**WHAT YOU WILL DO:** Type out the complete listing below word for word, without its pictures.
<<<<
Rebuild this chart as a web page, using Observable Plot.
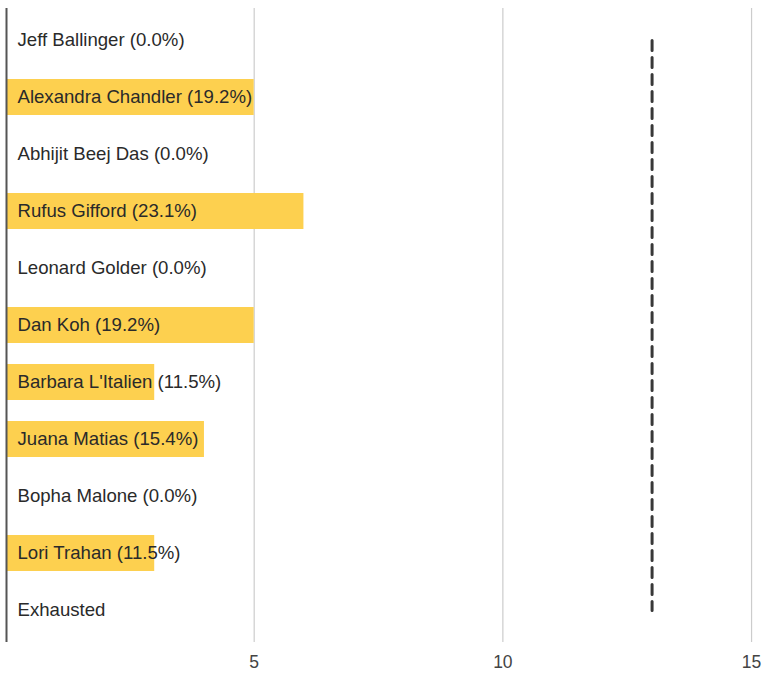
<!DOCTYPE html>
<html>
<head>
<meta charset="utf-8">
<script src="https://cdn.jsdelivr.net/npm/d3@7"></script>
<script src="https://cdn.jsdelivr.net/npm/@observablehq/plot@0.6"></script>
<style>
  html, body { margin: 0; padding: 0; background: #fff; }
  #chart svg { display: block; }
</style>
</head>
<body>
<div id="chart"></div>
<script>
const candidates = ["Jeff Ballinger", "Alexandra Chandler", "Abhijit Beej Das", "Rufus Gifford", "Leonard Golder", "Dan Koh", "Barbara L'Italien", "Juana Matias", "Bopha Malone", "Lori Trahan", "Exhausted"];
const votes = [0, 5, 0, 6, 0, 5, 3, 4, 0, 3, 0];
const pctLabels = ["0.0%", "19.2%", "0.0%", "23.1%", "0.0%", "19.2%", "11.5%", "15.4%", "0.0%", "11.5%", ""];
const threshold = 13;
const xTicks = [5, 10, 15];

const data = candidates.map((name, i) => ({
  name,
  votes: votes[i],
  label: pctLabels[i] ? `${name} (${pctLabels[i]})` : name
}));

const font = "Arial, 'Liberation Sans', sans-serif";

const chart = Plot.plot({
  width: 763,
  height: 675,
  marginTop: 9,
  marginBottom: 34,
  marginLeft: 5,
  marginRight: 2,
  style: { fontFamily: font, background: "#fff" },
  x: { domain: [0, 15.2], ticks: xTicks },
  y: { domain: candidates, paddingInner: 0.37, paddingOuter: 0.185, align: 0.5 },
  marks: [
    Plot.ruleX(xTicks, { stroke: "#cccccc", strokeWidth: 1.2, insetTop: -1, insetBottom: -1 }),
    Plot.barX(data, { x: "votes", y: "name", fill: "#fdd04f", insetLeft: 2 }),
    Plot.ruleX([0], { stroke: "#555", strokeWidth: 2, dx: 1, insetTop: -1, insetBottom: -1 }),
    Plot.text(data, { x: 0, y: "name", text: "label", textAnchor: "start", dx: 12, fontSize: 18.6, fill: "#2a2a2a", fontFamily: font }),
    Plot.line([{ x: threshold, y: candidates[0] }, { x: threshold, y: candidates[candidates.length - 1] }], {
      x: "x", y: "y", stroke: "#222", strokeWidth: 3, strokeDasharray: "10,7", strokeOpacity: 0.9
    }),
    Plot.axisX(xTicks, { tickSize: 0, tickPadding: 14, fontSize: 17.5, fill: "#444", fontFamily: font, label: null }),
    Plot.axisY({ ticks: [], tickSize: 0, label: null })
  ]
});
document.getElementById("chart").appendChild(chart);
</script>
</body>
</html>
>>>>
**TASK RESULT:**
Rebuild this chart as a web page, using Observable Plot.
<!DOCTYPE html>
<html>
<head>
<meta charset="utf-8">
<script src="https://cdn.jsdelivr.net/npm/d3@7"></script>
<script src="https://cdn.jsdelivr.net/npm/@observablehq/plot@0.6"></script>
<style>
  html, body { margin: 0; padding: 0; background: #fff; }
  #chart svg { display: block; }
</style>
</head>
<body>
<div id="chart"></div>
<script>
const candidates = ["Jeff Ballinger", "Alexandra Chandler", "Abhijit Beej Das", "Rufus Gifford", "Leonard Golder", "Dan Koh", "Barbara L'Italien", "Juana Matias", "Bopha Malone", "Lori Trahan", "Exhausted"];
const votes = [0, 5, 0, 6, 0, 5, 3, 4, 0, 3, 0];
const pctLabels = ["0.0%", "19.2%", "0.0%", "23.1%", "0.0%", "19.2%", "11.5%", "15.4%", "0.0%", "11.5%", ""];
const threshold = 13;
const xTicks = [5, 10, 15];

const data = candidates.map((name, i) => ({
  name,
  votes: votes[i],
  label: pctLabels[i] ? `${name} (${pctLabels[i]})` : name
}));

const font = "Arial, 'Liberation Sans', sans-serif";

const chart = Plot.plot({
  width: 763,
  height: 675,
  marginTop: 9,
  marginBottom: 34,
  marginLeft: 5,
  marginRight: 2,
  style: { fontFamily: font, background: "#fff" },
  x: { domain: [0, 15.2], ticks: xTicks },
  y: { domain: candidates, paddingInner: 0.37, paddingOuter: 0.185, align: 0.5 },
  marks: [
    Plot.ruleX(xTicks, { stroke: "#cccccc", strokeWidth: 1.2, insetTop: -1, insetBottom: -1 }),
    Plot.barX(data, { x: "votes", y: "name", fill: "#fdd04f", insetLeft: 2 }),
    Plot.ruleX([0], { stroke: "#555", strokeWidth: 2, dx: 1, insetTop: -1, insetBottom: -1 }),
    Plot.text(data, { x: 0, y: "name", text: "label", textAnchor: "start", dx: 12, fontSize: 18.6, fill: "#2a2a2a", fontFamily: font }),
    Plot.line([{ x: threshold, y: candidates[0] }, { x: threshold, y: candidates[candidates.length - 1] }], {
      x: "x", y: "y", stroke: "#222", strokeWidth: 3, strokeDasharray: "10,7", strokeOpacity: 0.9
    }),
    Plot.axisX(xTicks, { tickSize: 0, tickPadding: 14, fontSize: 17.5, fill: "#444", fontFamily: font, label: null }),
    Plot.axisY({ ticks: [], tickSize: 0, label: null })
  ]
});
document.getElementById("chart").appendChild(chart);
</script>
</body>
</html>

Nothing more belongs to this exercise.